Moreover, it’s possible some producers who indicated a switch to soybeans in March’s Prospective Plantings report will revert to corn. That’s because the corn price outlook has become more bullish. For example, on March 3, Purdue budgets showed a $51 acre advantage for Indiana soybeans versus corn on average quality land. On April 1, the spread had narrowed to just $12.
"The switch to soybeans may not be as large as anticipated," Hurt says. A shift of 1 million to 2 million crop acres is likely, with corn picking up the lion’s share. Weather could change the equation further, as cold and wet conditions are expected to remain through April.
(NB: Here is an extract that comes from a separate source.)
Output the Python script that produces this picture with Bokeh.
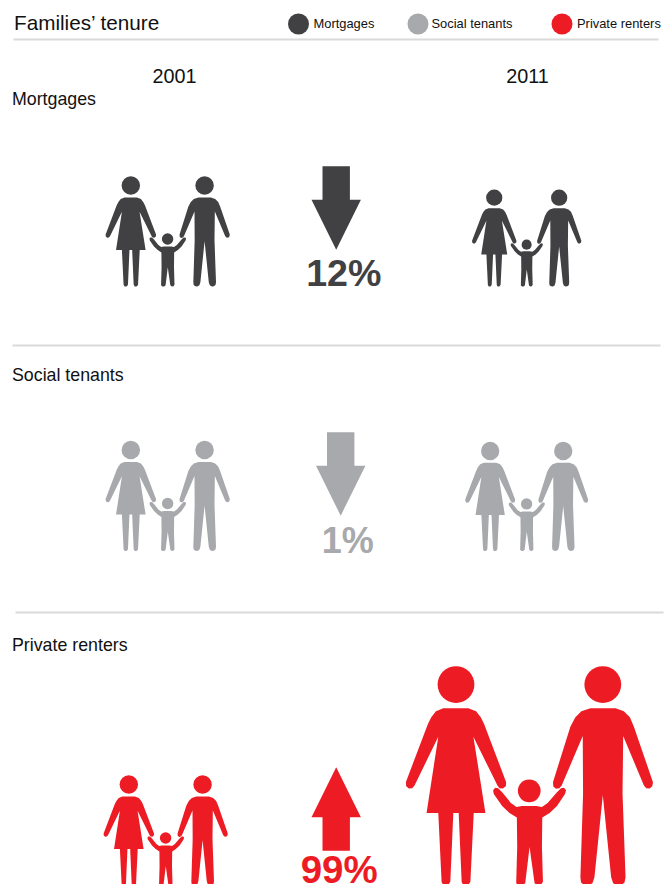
from bokeh.plotting import figure
from bokeh.embed import file_html
from bokeh.resources import INLINE
from bokeh.core.properties import value

FONT = "Liberation Sans"

tenures = ["Mortgages", "Social tenants", "Private renters"]
changes = [-12, -1, 99]
years = ["2001", "2011"]
colours = ["#414042", "#a7a9ac", "#ed1c24"]

# page layout, in pixels
family_2001_x = [167.2, 167.2, 165.2]
family_2011_x = [526.2, 526.2, 528.9]
baselines = [286, 550.5, 885]
arrow_x = [335.7, 340.2, 335.7]
arrow_top = [165.7, 431.7, 766.7]
pct_x = [343.3, 347.3, 338.7]
pct_y = [272, 539.5, 869]
pct_size = [37.6, 36, 38.5]
row_label_y = [98.5, 374.5, 644.5]
rules = [(13, 658, 39), (12, 660, 345), (15, 663, 612)]
legend_x = [298, 417.5, 561.5]
legend_label_x = [313, 431, 576.5]
FAMILY_2001_SCALE = 110.4 / 657

# pictogram outlines, one unit = 1/657 of a family's height, centred on the child
WOMAN = [(130,145),(205,145),(228,154),(242,172),(252,192),(318,366),(317,378),(308,385),(298,384),(292,376),
         (220,230),(256,458),(221,458),(211,664),(205,673),(198,675),(191,675),(185,665),(176,458),(160,458),
         (151,664),(145,673),(138,675),(131,675),(125,665),(115,458),(80,458),(115,230),(44,376),(37,384),
         (27,385),(19,378),(18,366),(84,192),(94,172),(108,154)]
MAN = [(570,145),(645,145),(670,154),(688,172),(700,200),(757,366),(755,378),(747,385),(737,384),(730,376),
       (668,228),(666,400),(675,650),(672,666),(662,674),(650,675),(638,668),(632,650),(607,405),(582,650),
       (576,668),(564,675),(552,674),(542,666),(540,650),(548,400),(547,228),(484,376),(477,384),(467,386),
       (459,379),(458,366),(510,200),(525,172),(543,154)]
CHILD = [(365,437),(408,437),(425,440),(442,428),(470,396),(482,384),(491,383),(497,390),(494,401),(470,437),
         (448,458),(426,472),(425,560),(428,664),(422,673),(412,675),(403,668),(388,560),(375,668),(366,675),
         (356,675),(348,668),(351,560),(350,472),(328,458),(306,437),(281,401),(279,390),(285,383),(294,384),
         (306,396),(332,428),(349,440)]
HEADS = [(168, 74, 55), (607, 74, 55), (387, 392, 34)]
FAMILY_CENTRE = 387.5
FAMILY_BASE = 675

p = figure(width=672, height=884, x_range=(0, 672), y_range=(884, 0),
           output_backend="svg", toolbar_location=None, min_border=0)
p.axis.visible = False
p.grid.visible = False
p.outline_line_color = None
p.background_fill_color = "white"


def draw_family(cx, base, scale, colour):
    xs, ys = [], []
    for outline in (WOMAN, MAN, CHILD):
        xs.append([cx + (a - FAMILY_CENTRE) * scale for a, _ in outline])
        ys.append([base + (b - FAMILY_BASE) * scale for _, b in outline])
    p.patches(xs, ys, fill_color=colour, line_color=None)
    p.circle([cx + (h[0] - FAMILY_CENTRE) * scale for h in HEADS],
             [base + (h[1] - FAMILY_BASE) * scale for h in HEADS],
             radius=[h[2] * scale for h in HEADS], fill_color=colour, line_color=None)


def draw_arrow(cx, top, change, colour):
    shaft, head, shaft_len, head_len = 13.7, 24.7, 33.5, 50
    total = shaft_len + head_len
    if change < 0:
        pts = [(-shaft, 0), (shaft, 0), (shaft, shaft_len), (head, shaft_len), (0, total),
               (-head, shaft_len), (-shaft, shaft_len)]
    else:
        pts = [(0, 0), (head, head_len), (shaft, head_len), (shaft, total), (-shaft, total),
               (-shaft, head_len), (-head, head_len)]
    p.patch([cx + a for a, _ in pts], [top + b for _, b in pts], fill_color=colour, line_color=None)


def label(x, y, txt, size, colour="#111111", align="left", style="normal"):
    p.text([x], [y], text=[txt], text_font=value(FONT), text_font_size=f"{size}px",
           text_font_style=style, text_color=colour, text_align=align, text_baseline="middle")


for x0, x1, y in rules:
    p.line([x0, x1], [y, y], line_color="#d9d9d9", line_width=2)

label(13.5, 21.5, "Families\u2019 tenure", 20.7)
for name, colour, cx, tx in zip(tenures, colours, legend_x, legend_label_x):
    p.circle([cx], [23.5], radius=10.5, fill_color=colour, line_color=None)
    label(tx, 22.5, name, 12.9)

label(174, 75.5, years[0], 19.8, align="center")
label(527, 75.5, years[1], 19.8, align="center")

for i, name in enumerate(tenures):
    colour = colours[i]
    label(11.5, row_label_y[i], name, 17.8)
    draw_family(family_2001_x[i], baselines[i], FAMILY_2001_SCALE, colour)
    # the 2011 family is sized from the stated percentage change
    draw_family(family_2011_x[i], baselines[i], FAMILY_2001_SCALE * (1 + changes[i] / 100), colour)
    draw_arrow(arrow_x[i], arrow_top[i], changes[i], colour)
    label(pct_x[i], pct_y[i], f"{abs(changes[i])}%", pct_size[i], colour=colour, align="center", style="bold")

open("out.html", "w").write(file_html(p, INLINE))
Another reason to price early is the Ukraine conflict, responsible for a 20- to 30-cent premium in the corn market, Hurt says. If tensions subside, such premiums could do an about-face in a hurry. Other risk factors for lower corn and bean prices include the slowdown in China’s economy, weak soybean crush margins and the PEDV outbreak.
On soybeans, Hurt recommends that producers sell the old crop. Prices have topped $14, the result of a lower carryout and a smaller Brazilian crop. With stocks hovering dangerously close to record low levels, "there clearly could be more upside potential—to as high as $16," he says.
Producers should price new-crop beans, too. "We’re going to make a run, maybe at $12.30, cash beans out of the field at harvest at $12. That looks like a tremendous marketing opportunity at this point."